Y para cerrar el paso a los miles de animales en pie que sin cesar mandaba la Argentina y que pronto hubieran llegado a ser millones, les fue fácil encontrar pretextos: los animales de la Argentina estaban apestados. Esto no más bastaba para asustar a los más hambrientos, y pudieron los a quienes hacía cuenta, cerrar los puertos de Europa a la carne argentina.

Cada país tuvo su modo de hacer: unos impusieron derechos tan altos que sólo podía comerse la carne indígena; otros dictaron leyes sanitarias de hecho prohibitivas; aquéllos querían que las reses fuesen muertas a bordo; pero de cualquier modo, el grito de «¡fuera, vaca!» fue tan unánime y tan vehemente que, asustada, se volvió la vaca y desde entonces tiene que quedarse en su tierra hasta días mejores.
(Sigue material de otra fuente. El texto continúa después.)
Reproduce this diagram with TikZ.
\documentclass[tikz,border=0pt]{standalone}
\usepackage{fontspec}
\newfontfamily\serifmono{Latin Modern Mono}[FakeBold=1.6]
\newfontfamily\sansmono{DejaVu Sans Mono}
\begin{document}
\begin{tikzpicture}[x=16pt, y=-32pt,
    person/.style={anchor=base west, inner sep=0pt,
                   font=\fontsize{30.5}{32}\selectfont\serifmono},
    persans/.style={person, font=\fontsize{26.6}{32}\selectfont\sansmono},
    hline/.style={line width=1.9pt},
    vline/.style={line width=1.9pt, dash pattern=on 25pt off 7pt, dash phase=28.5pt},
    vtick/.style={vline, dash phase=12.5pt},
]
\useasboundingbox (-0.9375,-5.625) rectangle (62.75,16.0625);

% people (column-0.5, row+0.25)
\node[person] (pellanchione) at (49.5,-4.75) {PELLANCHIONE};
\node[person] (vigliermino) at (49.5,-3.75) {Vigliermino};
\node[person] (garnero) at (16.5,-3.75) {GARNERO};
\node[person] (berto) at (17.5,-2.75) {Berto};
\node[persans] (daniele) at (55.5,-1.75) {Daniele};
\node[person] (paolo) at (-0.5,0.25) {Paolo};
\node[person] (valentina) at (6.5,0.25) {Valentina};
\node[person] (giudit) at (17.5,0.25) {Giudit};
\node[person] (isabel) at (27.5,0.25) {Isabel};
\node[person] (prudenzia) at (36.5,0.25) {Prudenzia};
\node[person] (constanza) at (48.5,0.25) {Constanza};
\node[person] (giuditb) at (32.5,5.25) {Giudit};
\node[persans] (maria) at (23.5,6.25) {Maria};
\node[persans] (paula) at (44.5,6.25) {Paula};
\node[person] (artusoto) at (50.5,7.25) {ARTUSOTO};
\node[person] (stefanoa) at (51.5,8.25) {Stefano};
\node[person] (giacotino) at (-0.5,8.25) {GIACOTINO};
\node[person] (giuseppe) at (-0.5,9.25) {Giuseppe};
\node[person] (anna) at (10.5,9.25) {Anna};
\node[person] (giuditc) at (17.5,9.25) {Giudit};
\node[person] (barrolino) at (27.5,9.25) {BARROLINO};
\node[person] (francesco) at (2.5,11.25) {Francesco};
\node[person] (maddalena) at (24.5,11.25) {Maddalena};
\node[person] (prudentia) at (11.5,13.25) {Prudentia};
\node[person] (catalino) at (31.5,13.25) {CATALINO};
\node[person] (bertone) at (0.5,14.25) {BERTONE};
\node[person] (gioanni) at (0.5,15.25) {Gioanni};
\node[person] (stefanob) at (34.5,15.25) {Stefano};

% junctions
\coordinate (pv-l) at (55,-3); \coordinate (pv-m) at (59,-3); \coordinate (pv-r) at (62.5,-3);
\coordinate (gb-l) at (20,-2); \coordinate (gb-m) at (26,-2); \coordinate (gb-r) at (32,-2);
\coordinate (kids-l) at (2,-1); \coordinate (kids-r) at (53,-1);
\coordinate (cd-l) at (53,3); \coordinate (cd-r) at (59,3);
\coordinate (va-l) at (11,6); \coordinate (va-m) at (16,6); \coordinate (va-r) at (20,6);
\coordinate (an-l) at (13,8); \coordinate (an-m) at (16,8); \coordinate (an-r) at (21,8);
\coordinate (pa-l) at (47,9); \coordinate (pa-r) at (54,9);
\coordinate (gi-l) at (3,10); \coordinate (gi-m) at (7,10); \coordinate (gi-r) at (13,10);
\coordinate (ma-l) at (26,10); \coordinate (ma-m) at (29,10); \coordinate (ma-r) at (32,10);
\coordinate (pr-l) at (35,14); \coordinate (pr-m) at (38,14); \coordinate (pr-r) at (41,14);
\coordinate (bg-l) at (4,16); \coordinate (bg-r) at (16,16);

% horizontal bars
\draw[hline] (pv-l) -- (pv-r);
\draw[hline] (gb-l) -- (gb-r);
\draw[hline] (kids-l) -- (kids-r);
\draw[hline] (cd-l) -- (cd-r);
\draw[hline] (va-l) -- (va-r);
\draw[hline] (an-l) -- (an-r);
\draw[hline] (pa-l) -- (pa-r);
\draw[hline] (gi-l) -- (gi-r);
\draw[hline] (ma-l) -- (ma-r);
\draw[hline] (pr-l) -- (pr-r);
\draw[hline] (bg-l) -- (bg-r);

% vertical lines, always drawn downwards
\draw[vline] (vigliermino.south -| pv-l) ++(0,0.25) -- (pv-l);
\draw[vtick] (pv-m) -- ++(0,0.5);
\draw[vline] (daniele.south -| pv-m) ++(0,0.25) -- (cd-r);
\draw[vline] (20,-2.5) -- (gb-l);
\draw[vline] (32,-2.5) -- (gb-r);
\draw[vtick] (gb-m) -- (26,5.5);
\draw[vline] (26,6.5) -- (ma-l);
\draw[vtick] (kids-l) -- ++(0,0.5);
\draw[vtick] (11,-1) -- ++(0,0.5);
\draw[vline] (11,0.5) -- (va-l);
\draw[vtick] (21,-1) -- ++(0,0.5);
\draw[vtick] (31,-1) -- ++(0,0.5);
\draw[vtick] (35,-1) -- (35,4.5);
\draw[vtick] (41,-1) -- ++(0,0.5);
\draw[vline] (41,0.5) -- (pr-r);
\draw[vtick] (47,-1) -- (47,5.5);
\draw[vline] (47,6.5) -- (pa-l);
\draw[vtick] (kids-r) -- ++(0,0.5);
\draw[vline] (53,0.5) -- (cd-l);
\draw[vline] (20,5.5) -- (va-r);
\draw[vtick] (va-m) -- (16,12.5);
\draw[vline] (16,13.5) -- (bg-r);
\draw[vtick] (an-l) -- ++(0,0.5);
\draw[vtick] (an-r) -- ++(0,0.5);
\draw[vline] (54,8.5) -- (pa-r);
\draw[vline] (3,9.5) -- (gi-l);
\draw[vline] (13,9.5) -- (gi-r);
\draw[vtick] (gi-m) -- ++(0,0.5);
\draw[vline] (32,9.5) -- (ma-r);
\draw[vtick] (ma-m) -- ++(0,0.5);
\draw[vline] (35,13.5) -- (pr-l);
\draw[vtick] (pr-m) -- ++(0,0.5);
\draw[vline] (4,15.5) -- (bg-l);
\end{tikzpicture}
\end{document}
Asimismo era difícil renunciar del todo a lo que de tan buen resultado había sido para los pueblos; seguían estos deseosos de volver a probar esa carne tan rica, tan barata y tan abundante, que no habían hecho más que entrever. Los pobres trabajadores, los obreros que necesitan una alimentación que les devuelva las fuerzas gastadas, no dejaron de quejarse; y con mil precauciones y mil restricciones, algunos países dejaron abierta una rendija para la carne congelada. La Argentina la preparó desde entonces en mayor escala y cada día manda más y más cargamentos de ella; y ya tiemblan otra vez los grandes propietarios europeos, detrás de las barreras que han ido estableciendo y reforzando con tanto empeño.

Es que balan, de este lado, y balan fuerte, los innumerables rodeos, las innumerables majadas siempre crecientes y siempre mejores de la Argentina. Sacuden a cornadas los bastidores y bambalinas pintados con que se han rodeado, para alejarles, las costas de los países que más lo necesitan; y también del otro lado los sacude y no tardará en voltearlos, a pesar de los desesperados esfuerzos proteccionistas de los criadores ricos y codiciosos, el hambre de los pueblos.